= William Haviland =

Irish-born British general

William Haviland (1718 - 16 September 1784) was an Irish-born general in the British Army. He is best known for his service in North America during the Seven Years' War.

==Life==
William Haviland was born in Ireland in 1718. He entered military service as an ensign in the 43rd Foot in 1739, and first saw action during the War of Jenkins' Ear in a failed expedition against Cartagena (in present-day Colombia). He then served during the Jacobite Rising of 1745, and rose to the rank of lieutenant colonel by 1752.

In 1757 he was sent to North America, where he was first in Lord Loudoun's aborted expedition to Louisbourg. That winter, as a colonel he was placed in command of Fort Edward on the upper Hudson River, the forward outpost on the frontier between British New York and French Canada. He participated in James Abercrombie's disastrous attack on Fort Carillon in 1758, leading one of the attacking columns. In 1759 he served under Jeffery Amherst in his capture of Carillon, and was rewarded with promotion to brigadier general and command of the 1760 expedition from Ticonderoga to Montreal, upon which he joined Amherst and Murray there at the capitulation of Canada in September 1760.

He was then sent by Amherst, who had by then become Governor-General of British North America, to the West Indies, where he participated in the reduction of Martinique and Cuba in 1762, which garnered him a promotion to major general.
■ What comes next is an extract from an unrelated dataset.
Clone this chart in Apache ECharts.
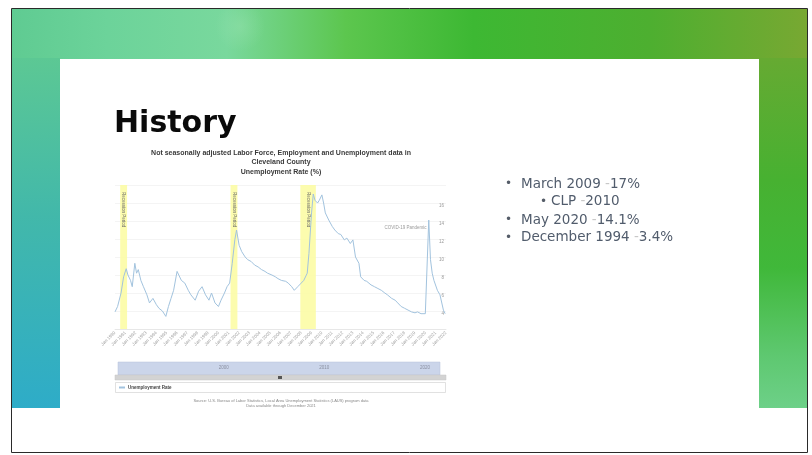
<!DOCTYPE html>
<html>
<head>
<meta charset="utf-8">
<script src="https://cdn.jsdelivr.net/npm/echarts@6/dist/echarts.min.js"></script>
<style>
html,body{margin:0;padding:0;background:#fff;}
#c{width:812px;height:455px;}
</style>
</head>
<body>
<div id="c"></div>
<script>
// ---- data ----
const months = ['1990-01','1990-04','1990-08','1990-11','1991-02','1991-04','1991-07','1991-09','1991-12','1992-02','1992-04','1992-07','1992-10','1993-02','1993-05','1993-09','1994-01','1994-04','1994-08','1994-12','1995-03','1995-06','1995-09','1996-01','1996-03','1996-06','1996-10','1997-02','1997-05','1997-10','1998-02','1998-06','1998-10','1999-02','1999-05','1999-09','2000-01','2000-04','2000-08','2000-11','2001-02','2001-05','2001-08','2001-10','2002-01','2002-04','2002-08','2002-11','2003-03','2003-07','2003-11','2004-03','2004-07','2004-10','2005-03','2005-07','2005-10','2006-02','2006-07','2006-10','2007-02','2007-05','2007-09','2008-01','2008-04','2008-08','2008-10','2009-01','2009-03','2009-05','2009-08','2009-10','2010-01','2010-03','2010-05','2010-09','2011-01','2011-04','2011-08','2011-11','2012-03','2012-06','2012-10','2013-01','2013-04','2013-08','2013-10','2014-02','2014-05','2014-10','2015-02','2015-06','2015-10','2016-02','2016-05','2016-10','2017-02','2017-05','2017-09','2018-01','2018-05','2018-09','2019-01','2019-04','2019-08','2020-01','2020-03','2020-05','2020-07','2020-09','2020-11','2021-03','2021-06','2021-10','2021-12'];
const rates = [3.9,4.5,6.0,7.8,8.7,8.0,7.4,6.7,9.3,8.2,8.6,7.4,6.7,5.8,4.9,5.4,4.7,4.3,4.0,3.4,4.5,5.4,6.3,8.4,8.6,7.4,7.1,6.3,5.8,5.2,6.2,6.7,5.8,5.2,6.0,4.9,4.5,5.2,6.0,6.7,7.1,9.3,11.9,13.0,11.3,10.6,10.0,9.7,9.5,9.1,8.9,8.6,8.4,8.2,8.0,7.8,7.6,7.4,7.3,7.1,6.7,6.3,6.7,7.1,7.4,8.2,10.4,14.9,17.0,16.3,16.0,16.3,16.9,16.0,14.9,14.1,13.4,13.0,12.6,12.5,11.9,12.1,11.5,11.9,10.0,9.3,7.8,7.4,7.3,6.9,6.7,6.5,6.3,6.0,5.8,5.4,5.2,4.9,4.5,4.3,4.1,3.9,3.8,3.9,3.7,3.7,3.9,14.1,9.7,8.2,7.4,6.3,5.8,4.1,3.7];
const recessions = [['1990-07','1991-03'],['2001-03','2001-11'],['2007-12','2009-06']];
const recessionLabel = 'Recession Period';
const annotation = {month:'2018-02', value:13.2, text:'COVID-19 Pandemic'};
const navigatorYears = [2000, 2010, 2020];
const xLabelPrefix = 'Jan ';
const chartTitle = ['Not seasonally adjusted Labor Force, Employment and Unemployment data in','Cleveland County','Unemployment Rate (%)'];
const sourceLines = ['Source: U.S. Bureau of Labor Statistics, Local Area Unemployment Statistics (LAUS) program data','Data available through December 2021'];
const bullets = [
  {level:0, a:'March 2009 ', b:'17%'},
  {level:1, a:'CLP ', b:'2010'},
  {level:0, a:'May 2020 ', b:'14.1%'},
  {level:0, a:'December 1994 ', b:'3.4%'}
];

const toYear = s => +s.slice(0,4) + (+s.slice(5,7)-1)/12;
const seriesData = months.map((m,i)=>[toYear(m), rates[i]]);

function lin(x,y,x2,y2,stops){return {type:'linear',x:x,y:y,x2:x2,y2:y2,colorStops:stops.map(s=>({offset:s[0],color:s[1]}))};}

const graphic = [
  // top band
  {type:'rect', z:-10, shape:{x:12,y:9,width:796,height:50}, style:{fill:lin(0,0,1,0,[[0,'#5fcb92'],[0.12,'#6cd39a'],[0.27,'#79d89d'],[0.42,'#5cc64e'],[0.58,'#3db833'],[0.8,'#4daf30'],[1,'#78a832']])}},
  {type:'rect', z:-9, shape:{x:120,y:9,width:240,height:50}, style:{fill:{type:'radial',x:0.5,y:0.35,r:0.5,colorStops:[{offset:0,color:'rgba(160,230,180,0.35)'},{offset:1,color:'rgba(160,230,180,0)'}]}}},
  // left band
  {type:'rect', z:-10, shape:{x:12,y:58,width:48,height:350}, style:{fill:lin(0,0,0,1,[[0,'#5cc894'],[0.45,'#42b8aa'],[1,'#2eacc8']])}},
  // right band
  {type:'rect', z:-10, shape:{x:759,y:58,width:49,height:350}, style:{fill:lin(0,0,0,1,[[0,'#66aa32'],[0.35,'#47b131'],[0.6,'#40b83a'],[0.85,'#5ec870'],[1,'#6dd088']])}},
  // frame
  {type:'rect', z:-5, shape:{x:11.5,y:8.5,width:796,height:444}, style:{fill:null, stroke:'#2a2a2a', lineWidth:1}},
  // slide title
  {type:'text', z:10, style:{x:114, y:124, text:'History', font:'bold 30px "DejaVu Sans"', fill:'#0a0a0a', textAlign:'left', textVerticalAlign:'middle'}},
  // chart title
  {type:'text', z:10, style:{x:281, y:153, text:chartTitle[0], font:'bold 7px "Liberation Sans"', fill:'#3a3a3a', textAlign:'center', textVerticalAlign:'middle'}},
  {type:'text', z:10, style:{x:281, y:162.5, text:chartTitle[1], font:'bold 7px "Liberation Sans"', fill:'#3a3a3a', textAlign:'center', textVerticalAlign:'middle'}},
  {type:'text', z:10, style:{x:281, y:172, text:chartTitle[2], font:'bold 7px "Liberation Sans"', fill:'#3a3a3a', textAlign:'center', textVerticalAlign:'middle'}},
  // scrollbar
  {type:'rect', z:1, shape:{x:115,y:375,width:331,height:5}, style:{fill:'#d3d3d3', stroke:'#c4c4c4', lineWidth:0.5}},
  {type:'rect', z:2, shape:{x:278,y:376,width:4,height:3}, style:{fill:'#555'}},
  // legend box
  {type:'rect', z:1, shape:{x:115.5,y:382.5,width:330,height:10}, style:{fill:'#fff', stroke:'#d4d4d4', lineWidth:0.7}},
  // source
  {type:'text', z:10, style:{x:281, y:401, text:sourceLines[0], font:'4px "Liberation Sans"', fill:'#888', textAlign:'center', textVerticalAlign:'middle'}},
  {type:'text', z:10, style:{x:281, y:406, text:sourceLines[1], font:'4px "Liberation Sans"', fill:'#888', textAlign:'center', textVerticalAlign:'middle'}}
];
const bulletY = [184, 201.5, 220, 237.5];
bullets.forEach((b,i)=>{
  const bx = b.level===0 ? 505 : 540;
  const tx = b.level===0 ? 521 : 551;
  graphic.push({type:'text', z:10, style:{x:bx, y:bulletY[i], text:'•', font:'12px "DejaVu Sans"', fill:'#555d68', textAlign:'left', textVerticalAlign:'middle'}});
  graphic.push({type:'text', z:10, style:{x:tx, y:bulletY[i], text:b.a+'{d|-}'+b.b, font:'13.5px "DejaVu Sans"', fill:'#515c6c', textAlign:'left', textVerticalAlign:'middle', rich:{d:{fill:'#c8c8c8', font:'13.5px "DejaVu Sans"'}}}});
});

const option = {
  animation:false,
  backgroundColor:'#ffffff',
  graphic: graphic,
  legend:{data:['Unemployment Rate'], left:119, top:385, padding:0, itemWidth:6, itemHeight:2, icon:'rect', itemGap:4, textStyle:{fontSize:4.5, color:'#444', fontWeight:'bold', padding:[0,0,0,-2]}},
  grid:[
    {left:115, top:185, width:331, height:144},
    {left:118, top:362, width:322, height:13, show:true, backgroundColor:'#cbd5ea', borderColor:'#b7c2da', borderWidth:0.5}
  ],
  xAxis:[
    {gridIndex:0, type:'value', min:1990, max:2022, interval:1,
     axisLine:{show:true, lineStyle:{color:'#dedede', width:0.6}}, axisTick:{show:false}, splitLine:{show:false},
     axisLabel:{rotate:45, fontSize:4.5, color:'#a3a3a3', margin:3, formatter:v=>xLabelPrefix+v}},
    {gridIndex:1, type:'value', min:1990, max:2022, interval:10,
     axisLine:{show:false}, axisTick:{show:false}, splitLine:{show:false},
     axisLabel:{inside:true, fontSize:4.5, color:'#8a8fa0', margin:5, align:'left', showMaxLabel:false,
       formatter:v=> navigatorYears.indexOf(v)>=0 ? String(v) : ''}}
  ],
  yAxis:[
    {gridIndex:0, type:'value', position:'right', min:2, max:18, interval:2,
     axisLine:{show:false}, axisTick:{show:false},
     splitLine:{lineStyle:{color:'#ececec', width:0.6}},
     axisLabel:{inside:true, fontSize:4.5, color:'#9a9a9a', margin:2, verticalAlign:'top',
       formatter:v=> (v>=4 && v<=16) ? String(v) : ''}},
    {gridIndex:1, type:'value', min:0, max:1, show:false}
  ],
  series:[
    {type:'line', name:'Unemployment Rate', xAxisIndex:0, yAxisIndex:0, data:seriesData,
     showSymbol:false, lineStyle:{color:'#a2c3de', width:1}, itemStyle:{color:'#a2c3de'},
     markArea:{silent:true, itemStyle:{color:'rgba(251,251,160,0.85)'},
       label:{show:true, position:'insideTop', rotate:-90, align:'left', verticalAlign:'middle', distance:7, fontSize:4.5, color:'#666'},
       data: recessions.map(r=>[{xAxis:toYear(r[0]), name:recessionLabel},{xAxis:toYear(r[1])}])},
     markPoint:{silent:true, symbol:'rect', symbolSize:0,
       label:{show:true, position:'inside', fontSize:4.5, color:'#9a9a9a', formatter:annotation.text},
       data:[{coord:[toYear(annotation.month), annotation.value]}]}
    }
  ]
};
const chart = echarts.init(document.getElementById('c'));
chart.setOption(option);
</script>
</body>
</html>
In 1767 he was made colonel for life of the 45th Regiment of Foot.

He was promoted to lieutenant general in 1774, and served in the defence of Great Britain. He was promoted a full general in 1783, and died the following year. He was twice married, with a son and daughter by his second wife.
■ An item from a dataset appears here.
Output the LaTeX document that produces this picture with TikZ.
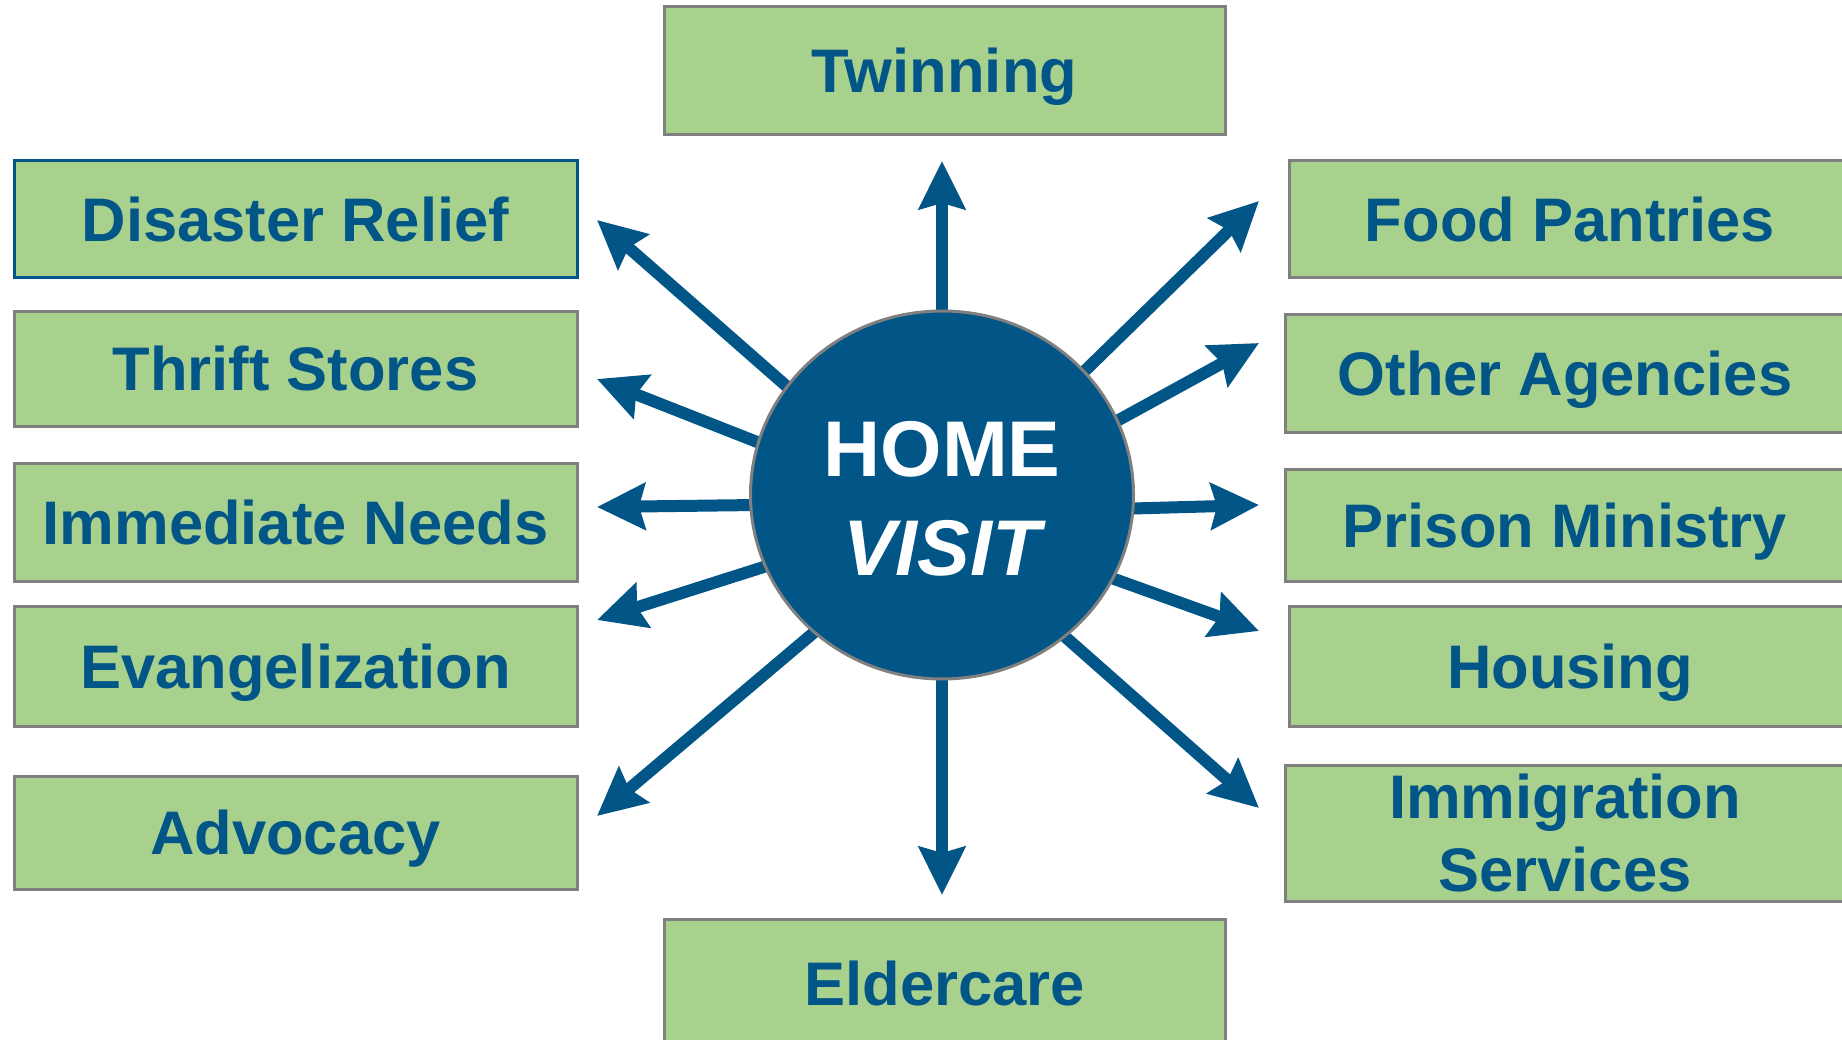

During the Seven Years' War Haviland invented a kind of slide rule "that permitted an officer to quickly determine the number of men to be detached from each company of a regiment, or from a regiment in a larger force, if a draft was made against it, consisting of two circular wheels, one within the other, made of ivory, about three inches across, with useful information on regimental organization etched into the back, which was possibly the first mechanical administrative aide ever invented for officers serving in the field."